→ **INSTRUCTION**
Write the count of lines that contain the word "this" and nothing else.

→ **Plotting code records**
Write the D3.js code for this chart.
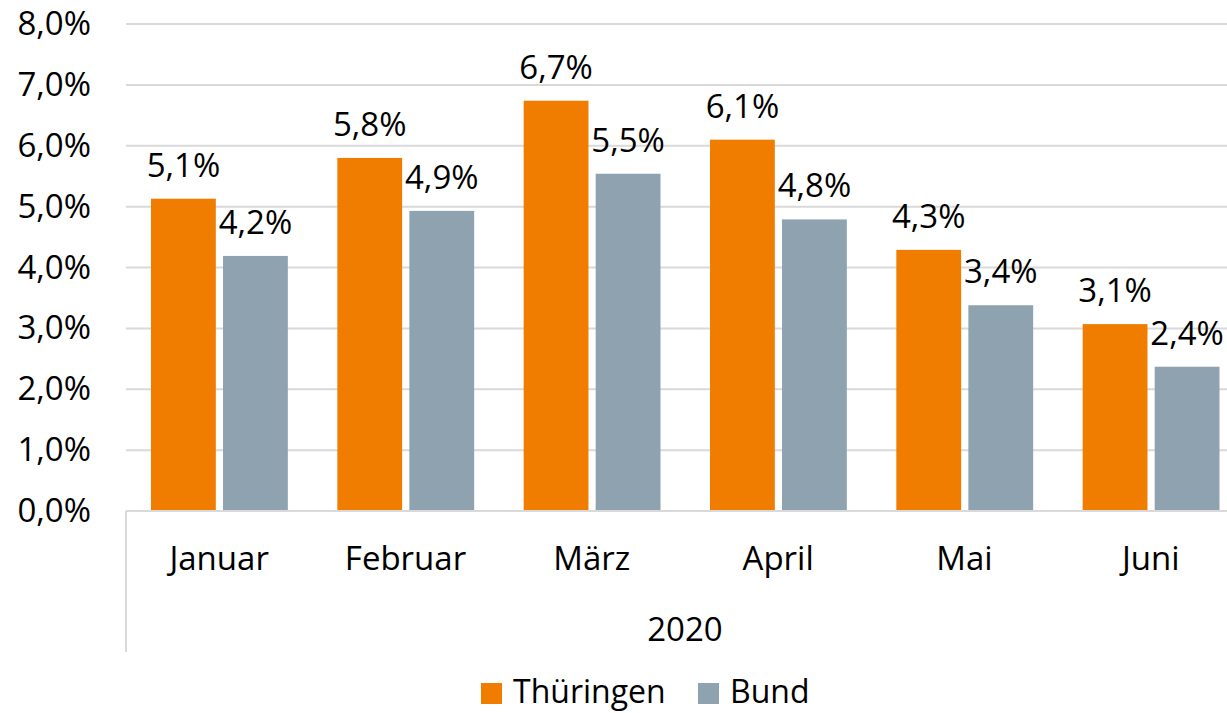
<!DOCTYPE html>
<html>
<head>
<meta charset="utf-8">
<script src="https://cdn.jsdelivr.net/npm/d3@7"></script>
<style>
  body { margin: 0; background: #fff; }
  text { font-family: "Open Sans", "Noto Sans", sans-serif; fill: #000; }
</style>
</head>
<body>
<div id="chart"></div>
<script>
// data
var months = ["Januar", "Februar", "März", "April", "Mai", "Juni"];
var seriesNames = ["Thüringen", "Bund"];
var thueringen = [5.13, 5.8, 6.74, 6.1, 4.29, 3.07];
var bund = [4.19, 4.93, 5.54, 4.79, 3.38, 2.37];
var yTicks = [0, 1, 2, 3, 4, 5, 6, 7, 8];
var yearLabel = "2020";

var colors = { "Thüringen": "#F07D00", "Bund": "#8EA3AF" };

var W = 1227, H = 713;
var margin = { left: 126, top: 24, right: -17, bottom: 202 };
var width = W - margin.left - margin.right,
    height = H - margin.top - margin.bottom;

var fmt = function(v) { return v.toFixed(1).replace(".", ",") + "%"; };

var svg = d3.select("#chart").append("svg")
    .attr("width", W)
    .attr("height", H);

var g = svg.append("g")
    .attr("transform", "translate(" + margin.left + "," + margin.top + ")");

var x0 = d3.scaleBand()
    .domain(months)
    .range([0, width])
    .paddingInner(0)
    .paddingOuter(0);

var x1 = d3.scaleBand()
    .domain(seriesNames)
    .range([25, x0.bandwidth() - 24.5])
    .paddingInner(0.1);

var y = d3.scaleLinear()
    .domain([0, 8])
    .range([height, 0]);

// gridlines
g.append("g")
  .selectAll("line")
  .data(yTicks.slice(1))
  .enter().append("line")
    .attr("x1", 0)
    .attr("x2", width)
    .attr("y1", function(d) { return y(d); })
    .attr("y2", function(d) { return y(d); })
    .attr("stroke", "#D9D9D9")
    .attr("stroke-width", 2);

// y axis labels
var yAxis = g.append("g")
    .call(d3.axisLeft(y).tickValues(yTicks).tickSize(0).tickPadding(35).tickFormat(fmt));
yAxis.select(".domain").remove();
yAxis.selectAll("text")
    .style("font-size", "33px")
    .style("font-family", "'Open Sans', sans-serif");

// build table
var table = months.map(function(m, i) {
  return { month: m, values: [ { key: "Thüringen", v: thueringen[i] }, { key: "Bund", v: bund[i] } ] };
});

var groups = g.selectAll(".grp")
  .data(table)
  .enter().append("g")
    .attr("class", "grp")
    .attr("transform", function(d) { return "translate(" + x0(d.month) + ",0)"; });

groups.selectAll("rect")
  .data(function(d) { return d.values; })
  .enter().append("rect")
    .attr("x", function(d) { return x1(d.key); })
    .attr("y", function(d) { return y(d.v); })
    .attr("width", x1.bandwidth())
    .attr("height", function(d) { return y(0) - y(d.v); })
    .attr("fill", function(d) { return colors[d.key]; });

groups.selectAll(".lbl")
  .data(function(d) { return d.values; })
  .enter().append("text")
    .attr("class", "lbl")
    .attr("x", function(d) { return x1(d.key) + x1.bandwidth() / 2; })
    .attr("y", function(d) { return y(d.v) - 22; })
    .attr("text-anchor", "middle")
    .style("font-size", "33px")
    .text(function(d) { return fmt(d.v); });

// x axis line + left border
g.append("line")
    .attr("x1", 0).attr("x2", width)
    .attr("y1", height).attr("y2", height)
    .attr("stroke", "#D9D9D9").attr("stroke-width", 2);
g.append("line")
    .attr("x1", 0).attr("x2", 0)
    .attr("y1", height).attr("y2", height + 141)
    .attr("stroke", "#D9D9D9").attr("stroke-width", 2);

// month labels
g.selectAll(".mlbl")
  .data(months)
  .enter().append("text")
    .attr("class", "mlbl")
    .attr("x", function(d) { return x0(d) + x0.bandwidth() / 2; })
    .attr("y", height + 59)
    .attr("text-anchor", "middle")
    .style("font-size", "33px")
    .text(function(d) { return d; });

g.append("text")
    .attr("x", width / 2)
    .attr("y", height + 130)
    .attr("text-anchor", "middle")
    .style("font-size", "33px")
    .text(yearLabel);

// legend
var legendX = [481, 698];
var legend = svg.append("g")
  .selectAll("g")
  .data(seriesNames)
  .enter().append("g")
    .attr("transform", function(d, i) { return "translate(" + legendX[i] + ",683)"; });

legend.append("rect")
    .attr("width", 21)
    .attr("height", 21)
    .attr("fill", function(d) { return colors[d]; });

legend.append("text")
    .attr("x", 32)
    .attr("y", 20)
    .style("font-size", "32px")
    .text(function(d) { return d; });
</script>
</body>
</html>
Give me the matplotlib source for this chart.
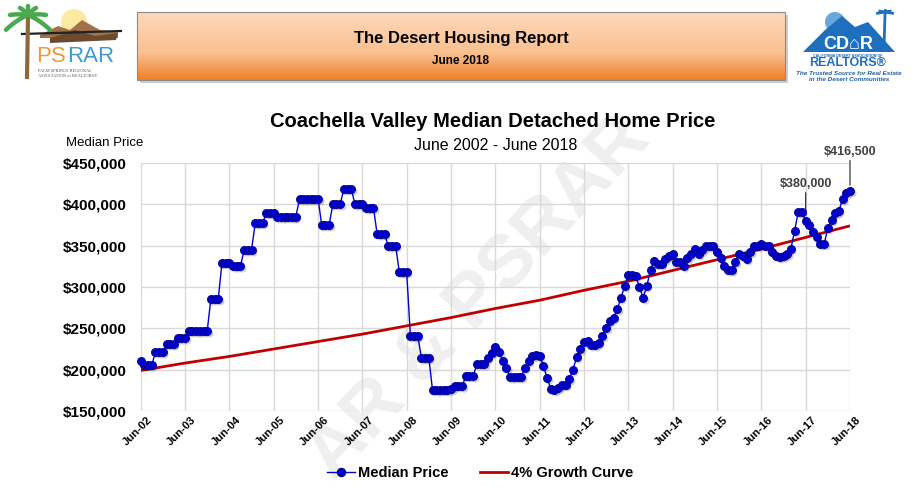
import numpy as np
import matplotlib
matplotlib.use("Agg")
import matplotlib.pyplot as plt
import matplotlib.transforms as mtransforms
from matplotlib.patches import Polygon, Circle, Rectangle
from matplotlib.lines import Line2D

plt.rcParams['font.family'] = ['Liberation Sans', 'DejaVu Sans']

# ---------------- data ----------------
tick_labels = ["Jun-02", "Jun-03", "Jun-04", "Jun-05", "Jun-06", "Jun-07", "Jun-08",
               "Jun-09", "Jun-10", "Jun-11", "Jun-12", "Jun-13", "Jun-14", "Jun-15",
               "Jun-16", "Jun-17", "Jun-18"]

# monthly median price (thousands of $), Jun-2002 .. Jun-2018
median_price_k = [
    210, 206, 206, 206, 221, 221, 221, 231, 231, 231, 238, 238,
    238, 246.5, 246.5, 246.5, 246.5, 246.5, 246.5, 286, 286, 286, 329, 329,
    329, 325, 325, 325, 345, 345, 345, 377, 377, 377, 390, 390,
    390, 385, 385, 385, 385, 385, 385, 407, 407, 407, 407, 407,
    407, 375, 375, 375, 400, 400, 400, 419, 419, 419, 400, 400,
    400, 396, 396, 396, 364, 364, 364, 350, 350, 350, 318, 318,
    318, 241, 241, 241, 214, 214, 214, 175, 175, 175, 176, 176,
    177, 180, 180, 180, 192, 192, 192, 207, 207, 207, 214, 220,
    227, 221, 211, 202, 191, 191, 191, 191, 202, 210, 217, 218,
    217, 205, 190, 177, 176, 178, 181, 182, 189, 200, 215, 225,
    234, 235, 230, 230, 232, 241, 251, 259, 263, 273, 287, 301,
    315, 315, 313, 300, 287, 301, 321, 332, 328, 328, 334, 337,
    340, 330, 330, 325, 335, 340, 346, 340, 345, 350, 350, 350,
    342, 335, 326, 320, 320, 330, 340, 337, 334, 342, 350, 350,
    352, 350, 349, 342, 338, 336, 338, 340, 346, 368, 391, 391,
    380, 375, 367, 360, 352, 352, 371, 381, 389, 392, 407, 414,
    416.5,
]

# 4% growth curve read at each June (thousands of $)
growth_k = [199, 208, 216, 225, 234, 243, 253, 263, 274, 284, 296, 307,
            320, 333, 346, 360, 374]

annot_labels = ["$380,000", "$416,500"]
annot_month_index = [180, 192]
annot_values = [380000, 416500]

yticks = [150000, 200000, 250000, 300000, 350000, 400000, 450000]

# ---------------- figure ----------------
W, H = 923, 491
fig = plt.figure(figsize=(W / 100, H / 100), dpi=100)
fig.patch.set_facecolor("white")

bg = fig.add_axes([0, 0, 1, 1], zorder=0)
bg.set_xlim(0, W)
bg.set_ylim(H, 0)
bg.axis("off")

# header box with orange gradient
x0, x1, y0, y1 = 137, 785, 12, 80
bg.add_patch(Rectangle((x0 + 3, y0 + 3), x1 - x0, y1 - y0, facecolor="#9a9a9a",
                       edgecolor="none", alpha=0.5, zorder=1))
top = np.array([0xfd, 0xd9, 0xbd]) / 255
mid = np.array([0xfa, 0xc0, 0x90]) / 255
bot = np.array([0xee, 0x7f, 0x2a]) / 255
cols = np.zeros((256, 1, 3))
for k in range(256):
    t = k / 255
    if t < 0.6:
        c = top + (mid - top) * (t / 0.6)
    else:
        c = mid + (bot - mid) * ((t - 0.6) / 0.4)
    cols[k, 0, :] = c
bg.imshow(cols, extent=(x0, x1, y1, y0), aspect="auto", zorder=2, interpolation="bilinear")
bg.add_patch(Rectangle((x0, y0), x1 - x0, y1 - y0, facecolor="none",
                       edgecolor="#8a8a8a", lw=0.8, zorder=3))
bg.text(461, 38, "The Desert Housing Report", ha="center", va="center",
        fontsize=12, fontweight="bold", color="black", zorder=4)
bg.text(461, 61, "June 2018", ha="center", va="center",
        fontsize=8.5, fontweight="bold", color="black", zorder=4)

# left logo (PSRAR)
bg.add_patch(Circle((74, 22), 13, facecolor="#fde9a0", edgecolor="none", zorder=1))
bg.add_patch(Polygon([[40, 35], [58, 26], [70, 30], [82, 20], [100, 30], [118, 32], [118, 38], [40, 38]],
                     closed=True, facecolor="#a0724a", edgecolor="none", zorder=2))
bg.add_patch(Polygon([[50, 38], [75, 30], [95, 36], [118, 33], [116, 40], [50, 43]],
                     closed=True, facecolor="#6b4a2e", edgecolor="none", zorder=2))
bg.plot([22, 121], [34, 31], color="#222222", lw=1.6, zorder=3)
bg.plot([28, 27], [16, 77], color="#8a6a3a", lw=3, zorder=3)
for dx, dy in [(-22, 10), (-18, -2), (-8, -9), (8, -9), (18, -2), (22, 10), (0, -11)]:
    xs = np.linspace(0, 1, 12)
    bg.plot(28 + dx * xs, 15 + dy * xs + 6 * xs * (xs - 0.2) * (1 if dy > 0 else 0.4),
            color="#4aa84f", lw=3.2, solid_capstyle="round", zorder=4)
bg.text(66, 56, "PS", ha="right", va="center", fontsize=16, color="#e89b3c", zorder=4)
bg.text(67, 56, "RAR", ha="left", va="center", fontsize=16, color="#3d9ad1", zorder=4)
bg.text(38, 71, "PALM SPRINGS REGIONAL", ha="left", va="center", fontsize=3.2, color="#555555",
        zorder=4, family=["Liberation Serif", "DejaVu Serif"])
bg.text(38, 75.5, "ASSOCIATION of REALTORS\u00ae", ha="left", va="center", fontsize=3.2,
        color="#555555", zorder=4, family=["Liberation Serif", "DejaVu Serif"])

# right logo (CDAR)
bg.add_patch(Circle((835, 22), 10, facecolor="#6aa7dc", edgecolor="none", zorder=1))
bg.add_patch(Polygon([[803, 52], [825, 30], [842, 16], [855, 27], [868, 22], [895, 52]],
                     closed=True, facecolor="#1f6fbf", edgecolor="none", zorder=2))
bg.plot([885, 884], [14, 48], color="#1f6fbf", lw=2, zorder=3)
for ang in [160, 130, 90, 50, 20]:
    a = np.deg2rad(ang)
    bg.plot([885, 885 + 8 * np.cos(a)], [12, 12 - 5 * np.sin(a) + 3], color="#1f6fbf", lw=2, zorder=3)
bg.text(848, 44, "CD\u2302R", ha="center", va="center", fontsize=13, fontweight="bold",
        color="white", zorder=4)
bg.text(848, 56, "CALIFORNIA DESERT ASSOCIATION OF", ha="center", va="center", fontsize=2.6,
        fontweight="bold", color="#1f5fa8", zorder=4)
bg.text(848, 63, "REALTORS\u00ae", ha="center", va="center", fontsize=9, fontweight="bold",
        color="#1f6fbf", zorder=4)
bg.text(849, 73, "The Trusted Source for Real Estate", ha="center", va="center", fontsize=4.6,
        fontweight="bold", style="italic", color="#1f5fa8", zorder=4)
bg.text(849, 79.5, "in the Desert Communities", ha="center", va="center", fontsize=4.6,
        fontweight="bold", style="italic", color="#1f5fa8", zorder=4)

# watermark (kept fully inside the picture)
bg.text(478, 298, "AR & PSRAR", ha="center", va="center", rotation=47, fontsize=54,
        fontweight="bold", color="#efefef", zorder=1)

# titles
bg.text(493, 121, "Coachella Valley Median Detached Home Price", ha="center", va="center",
        fontsize=14.5, fontweight="bold", color="black", zorder=4)
bg.text(496, 146, "June 2002 - June 2018", ha="center", va="center",
        fontsize=11.5, color="black", zorder=4)
bg.text(105, 143, "Median Price", ha="center", va="center", fontsize=9.5, color="black", zorder=4)

# ---------------- main plot ----------------
L, R, T, B = 140.7, 850.0, 163.0, 411.0
ax = fig.add_axes([L / W, (H - B) / H, (R - L) / W, (B - T) / H], zorder=2)
ax.patch.set_alpha(0)

x = np.arange(len(median_price_k))
y = np.array(median_price_k) * 1000.0
gx = np.arange(len(growth_k)) * 12
gy = np.array(growth_k) * 1000.0

ax.set_xlim(0, 192)
ax.set_ylim(150000, 450000)
ax.set_xticks(np.arange(len(tick_labels)) * 12)
ax.set_xticklabels(tick_labels)
ax.set_yticks(yticks)
ax.set_yticklabels(["${:,.0f}".format(v) for v in yticks])
ax.grid(True, color="#d9d9d9", lw=1.0)
ax.set_axisbelow(True)
for s in ax.spines.values():
    s.set_visible(False)
ax.tick_params(axis="both", length=0)
ax.tick_params(axis="y", pad=10, labelsize=11)
ax.tick_params(axis="x", pad=3, labelsize=8)
for lab in ax.get_yticklabels():
    lab.set_fontweight("bold")
offset = mtransforms.ScaledTranslation(6 / 100, 0, fig.dpi_scale_trans)
for lab in ax.get_xticklabels():
    lab.set_fontweight("bold")
    lab.set_rotation(45)
    lab.set_ha("right")
    lab.set_rotation_mode("anchor")
    lab.set_transform(lab.get_transform() + offset)

ax.plot(gx, gy, color="#c00000", lw=2.0, zorder=3, solid_capstyle="butt")

shadow = ax.transData + mtransforms.ScaledTranslation(1.5 / 100, -2 / 100, fig.dpi_scale_trans)
ax.plot(x, y, color="#000000", lw=0, marker="o", ms=5.8, mec="none", mfc="#000000",
        alpha=0.18, transform=shadow, zorder=3.5, clip_on=False)
ax.plot(x, y, color="#0000cc", lw=1.0, marker="o", ms=5.8, mfc="#0000d0", mec="#00008b",
        mew=0.6, zorder=4, clip_on=False)

for lab, i, v, dy in zip(annot_labels, annot_month_index, annot_values, [31, 33]):
    ax.annotate(lab, xy=(i, v), xytext=(0, dy * 0.72), textcoords="offset points",
                ha="center", va="bottom", fontsize=9, fontweight="bold", color="#404040",
                arrowprops=dict(arrowstyle="-", color="#222222", lw=0.8,
                                shrinkA=0, shrinkB=4), zorder=5)

handles = [Line2D([], [], color="#0000cc", lw=1.0, marker="o", ms=5.8, mfc="#0000d0", mec="#00008b"),
           Line2D([], [], color="#c00000", lw=2.0)]
fig.legend(handles, ["Median Price", "4% Growth Curve"], loc="center",
           bbox_to_anchor=(480 / W, (H - 473) / H), ncol=2, frameon=False,
           prop={"weight": "bold", "size": 10.5}, handlelength=1.9,
           handletextpad=0.2, columnspacing=2.2)

fig.savefig("out.png", dpi=100, facecolor="white")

→ **EXERCISE SOLUTION**
2